Ini adalah pembelajaran ketaatan Nabi Ibrahim kepada Allah. Di kemudian hari, pengorbanan ini menjadi anjuran bagi umat Islam untuk menyembelih hewan kurban, setiap tanggal 10 Dzulhijah dan pada hari tasyrik, yaitu 11, 12, dan 13 Dzulhijjah.
Deskripsi historis ini menggambarkan bahwa, keteguhan hati, keyakinan akan kebenaran perintah Allah, keikhlasan, ketaatan, dan kesabaran adalah esensi yang melekat dari ibadah Qurban. Nilai-nilai ini telah diimplementasikan dengan baik oleh Nabi Ibrahim AS dan Ismail AS dalam peristiwa yang mengharukan itu. Kesanggupan Nabi Ibrahim AS menyembelih anak kandungnya sendiri Nabi Ismail AS, bukan semata-mata didorong oleh perasaan taat setia yang membabi buta (taqlid buta), tetapi meyakini bahwa perintah Allah SWT itu harus dipatuhi.
Bahkan, Allah SWT memberi perintah seperti itu sebagai peringatan kepada umat yang akan datang, bahwa adakah mereka sanggup mengorbankan diri, keluarga dan harta benda yang disayangi demi menegakkan perintah Allah SWT. Dan adakah mereka juga sanggup memikul amanah sebagai khalifah Allah di muka bumi?.
Allahu Akbar, Allahu Akbar, Allahu Akbar walillahil hamd
Kaum muslimin yang berbahagia
Hari Raya Idul Adha adalah sejarah manusia memenangkan ego dan kemelekatan. Hari dimana kita diingatkan sebuah momentum untuk menyembelih ego dalam diri sendiri. Hewan ternak (kurban) sesungguhnya tamsil dari dominasi hawa nafsu dan syahwat kita. Tamsil segala kesesatan dan keburukan, kebodohan, kedengkian, ketakabburan, buruk sangka, kecintaan pada hal-hal material dan aspek lainnya, yang melekat pada diri kita.
Ibrahim Alaihissalam dan Ismail Alaihissalam telah mencontohkan itu kepada kita. Betapa kecintaan seorang ayah terhadap anak, harus dikorbankan sebagai wujud kecintaan kepada Allah. Dan contoh bakti seorang anak kepada orang tuanya, sehingga tak gentar meski harus berhadapan ujung pedang yang tajam yang akan memotong lehernya sendiri.
Ketaatan Ismail pada Ibrahim, menjadi contoh tentang ketaatan dan bakti seorang anak terhadap orang tuanya. Islam menjadikan berbakti kepada kedua orang tua sebagai sebuah kewajiban yang sangat besar.

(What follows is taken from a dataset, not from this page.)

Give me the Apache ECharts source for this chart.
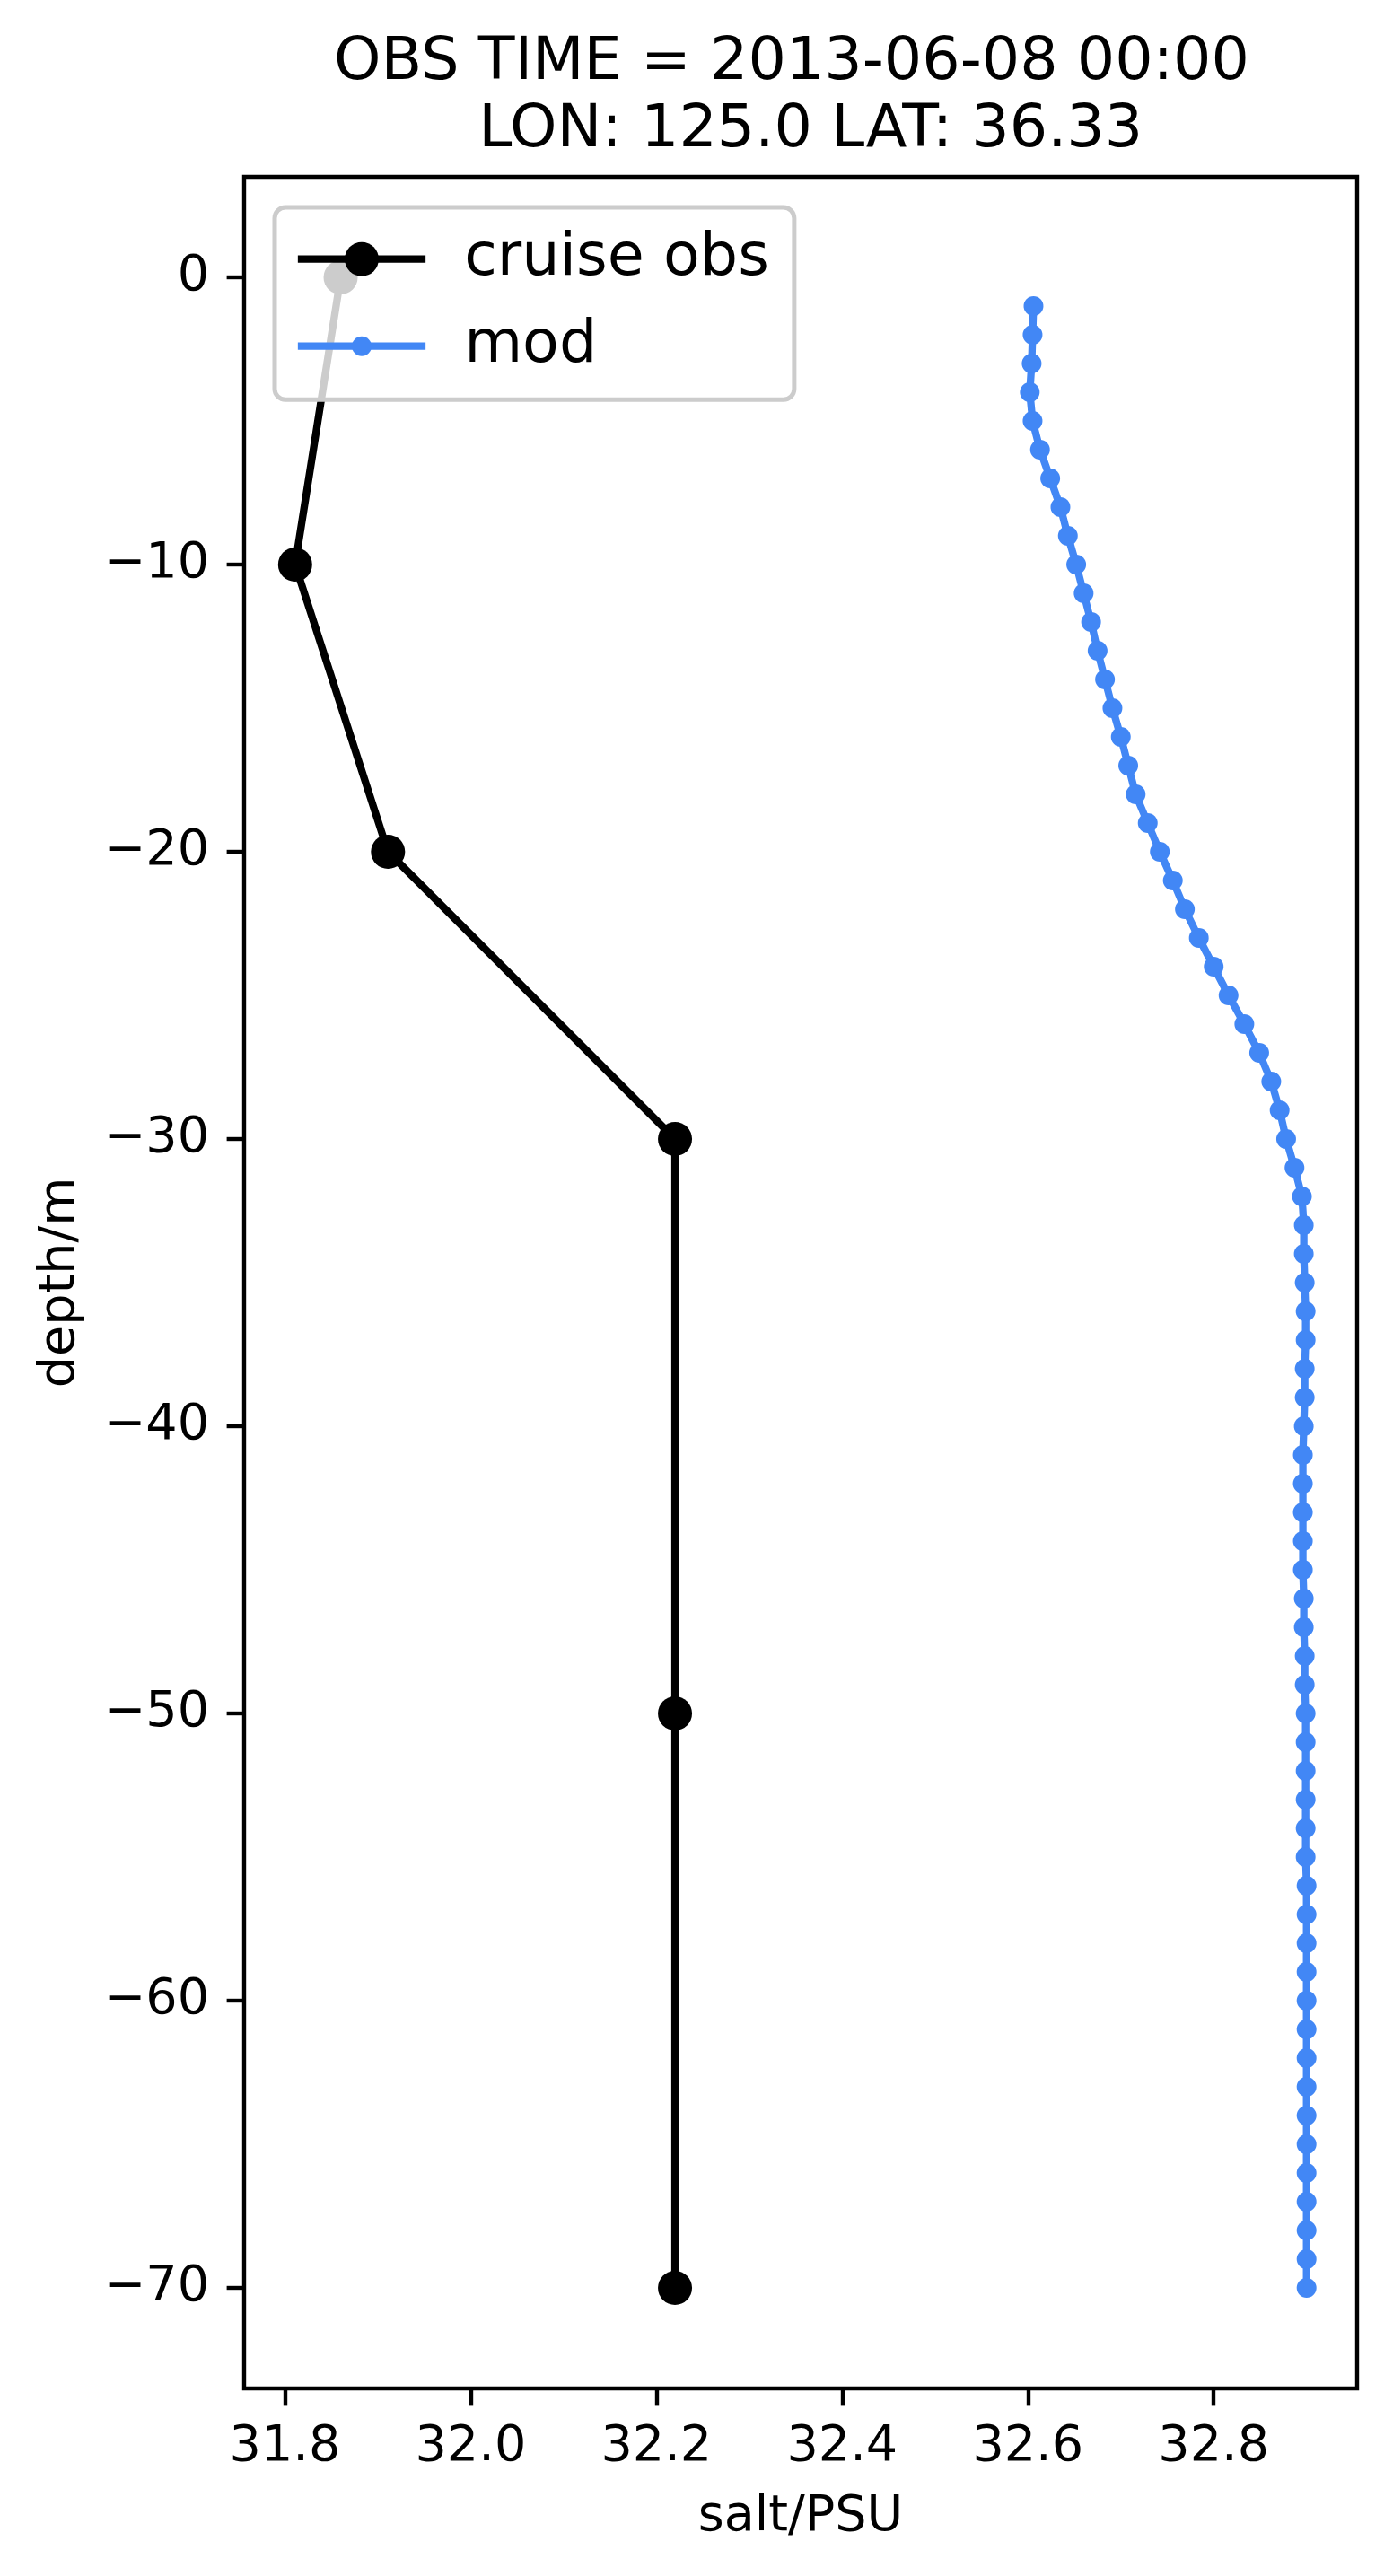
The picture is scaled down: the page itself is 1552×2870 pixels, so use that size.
<!DOCTYPE html>
<html>
<head>
<meta charset="utf-8">
<script src="https://cdn.jsdelivr.net/npm/echarts@6/dist/echarts.min.js"></script>
<style>
  html, body { margin: 0; padding: 0; background: #ffffff; }
  #chart { width: 1552px; height: 2870px; }
</style>
</head>
<body>
<div id="chart"></div>
<script>
// ---- data ----
const titleLines = ['OBS TIME = 2013-06-08 00:00', '  LON: 125.0 LAT: 36.33'];
const xName = 'salt/PSU';
const yName = 'depth/m';
const seriesNames = ['cruise obs', 'mod'];

const obsDepth = [0, -10, -20, -30, -50, -70];
const obsSalt  = [31.860, 31.811, 31.911, 32.220, 32.220, 32.220];

const modDepth = [
  -1, -2, -3, -4, -5, -6, -7, -8, -9, -10,
  -11, -12, -13, -14, -15, -16, -17, -18, -19, -20,
  -21, -22, -23, -24, -25, -26, -27, -28, -29, -30,
  -31, -32, -33, -34, -35, -36, -37, -38, -39, -40,
  -41, -42, -43, -44, -45, -46, -47, -48, -49, -50,
  -51, -52, -53, -54, -55, -56, -57, -58, -59, -60,
  -61, -62, -63, -64, -65, -66, -67, -68, -69, -70
];
const modSalt = [
  32.606, 32.605, 32.604, 32.602, 32.605, 32.613, 32.624, 32.635, 32.643, 32.652,
  32.660, 32.668, 32.675, 32.683, 32.691, 32.700, 32.708, 32.716, 32.729, 32.742,
  32.756, 32.769, 32.784, 32.800, 32.816, 32.833, 32.849, 32.862, 32.871, 32.878,
  32.887, 32.895, 32.897, 32.897, 32.898, 32.899, 32.899, 32.898, 32.898, 32.897,
  32.896, 32.896, 32.896, 32.896, 32.896, 32.897, 32.897, 32.898, 32.898, 32.899,
  32.899, 32.899, 32.899, 32.899, 32.899, 32.900, 32.900, 32.900, 32.900, 32.900,
  32.900, 32.900, 32.900, 32.900, 32.900, 32.900, 32.900, 32.900, 32.900, 32.900
];

const xTicks = [31.8, 32.0, 32.2, 32.4, 32.6, 32.8];
const yTicks = [-70, -60, -50, -40, -30, -20, -10, 0];
const xRange = [31.7561, 32.9544];
const yRange = [-73.5, 3.5];

// ---- chart ----
const FONT = 'DejaVu Sans';
const TICK_FS = 55.6;
const LEG_FS = 66.7;
const obsColor = '#000000';
const modColor = '#4287f5';

const chart = echarts.init(document.getElementById('chart'), null, { renderer: 'canvas' });

const option = {
  animation: false,
  backgroundColor: '#ffffff',
  title: {
    text: titleLines.join('\n'),
    left: 882,
    top: 33,
    padding: 0,
    textAlign: 'center',
    textStyle: {
      fontFamily: FONT, fontSize: 66.7, fontWeight: 'normal', color: '#000', lineHeight: 75
    }
  },
  grid: {
    left: 272, right: 40, top: 197, bottom: 209,
    show: true, borderColor: '#000', borderWidth: 4.4, backgroundColor: 'transparent',
    containLabel: false
  },
  legend: [
    {
      data: [seriesNames[0]],
      orient: 'vertical',
      left: 306, top: 231,
      padding: [24.2, 28, 123, 21.7],
      itemWidth: 142.3, itemHeight: 47.5,
      selectedMode: false,
      backgroundColor: 'rgba(255,255,255,0.8)',
      borderColor: '#cccccc', borderWidth: 5, borderRadius: 12,
      lineStyle: { width: 8.3 },
      textStyle: { fontFamily: FONT, fontSize: LEG_FS, color: '#000', padding: [0, 0, 0, 38] }
    },
    {
      data: [seriesNames[1]],
      orient: 'vertical',
      left: 327.7, top: 352.2,
      padding: 0,
      itemWidth: 142.3, itemHeight: 27.5,
      selectedMode: false,
      lineStyle: { width: 8.3 },
      textStyle: { fontFamily: FONT, fontSize: LEG_FS, color: '#000', padding: [0, 0, 0, 38] }
    }
  ],
  xAxis: {
    type: 'value',
    min: xRange[0], max: xRange[1],
    name: xName, nameLocation: 'middle', nameGap: 116,
    nameTextStyle: { fontFamily: FONT, fontSize: TICK_FS, color: '#000', lineHeight: 55.6 },
    axisLine: { show: false, onZero: false },
    axisTick: { show: true, inside: false, length: 19.4, lineStyle: { color: '#000', width: 4.4 }, customValues: xTicks },
    axisLabel: {
      show: true, margin: 38, customValues: xTicks,
      fontFamily: FONT, fontSize: TICK_FS, color: '#000', lineHeight: 55.6,
      formatter: v => Number(v).toFixed(1)
    },
    splitLine: { show: false }
  },
  yAxis: {
    type: 'value',
    min: yRange[0], max: yRange[1],
    name: yName, nameLocation: 'middle', nameGap: 177,
    nameTextStyle: { fontFamily: FONT, fontSize: TICK_FS, color: '#000', lineHeight: 55.6 },
    axisLine: { show: false, onZero: false },
    axisTick: { show: true, inside: false, length: 19.4, lineStyle: { color: '#000', width: 4.4 }, customValues: yTicks },
    axisLabel: {
      show: true, margin: 39, customValues: yTicks,
      fontFamily: FONT, fontSize: TICK_FS, color: '#000', lineHeight: 55.6,
      padding: [14, 0, 0, 0],
      formatter: v => String(Math.round(v)).replace('-', '\u2212')
    },
    splitLine: { show: false }
  },
  series: [
    {
      name: seriesNames[0],
      type: 'line',
      data: obsSalt.map((s, i) => [s, obsDepth[i]]),
      symbol: 'circle', symbolSize: 38,
      lineStyle: { color: obsColor, width: 8.3 },
      itemStyle: { color: obsColor, borderWidth: 0 },
      emphasis: { disabled: true }
    },
    {
      name: seriesNames[1],
      type: 'line',
      data: modSalt.map((s, i) => [s, modDepth[i]]),
      symbol: 'circle', symbolSize: 22,
      lineStyle: { color: modColor, width: 8.3 },
      itemStyle: { color: modColor, borderWidth: 0 },
      emphasis: { disabled: true }
    }
  ]
};

chart.setOption(option);
</script>
</body>
</html>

Betapa kedudukan orang tua sangat agung dalam Islam, sampai-sampai Rasulullah shallallahu ‘alaihi wa sallam menempatkannya sebagai salah satu amalan yang paling utama. Lalu, sudahkah kita berbakti kepada kedua orang tua?
Seorang laki-laki bertanya kepada Rasulullah shallallahu ‘alaihi wa sallam: “Wahai Rasulullah, siapakah orang yang paling berhak mendapatkan perlakuan baik dariku?” Rasulullah shallallahu ‘alaihi wa sallam menjawab, “Ibumu.” Laki-laki itu bertanya kembali, “Kemudian siapa?” Beliau menjawab, “Ibumu.” Orang itu bertanya lagi, “Kemudian siapa?” Lagi-lagi beliau menjawab, “Ibumu.” Orang itu pun bertanya lagi, “Kemudian siapa?” Maka beliau menjawab, “Ayahmu.” (HR. Bukhari dan Muslim).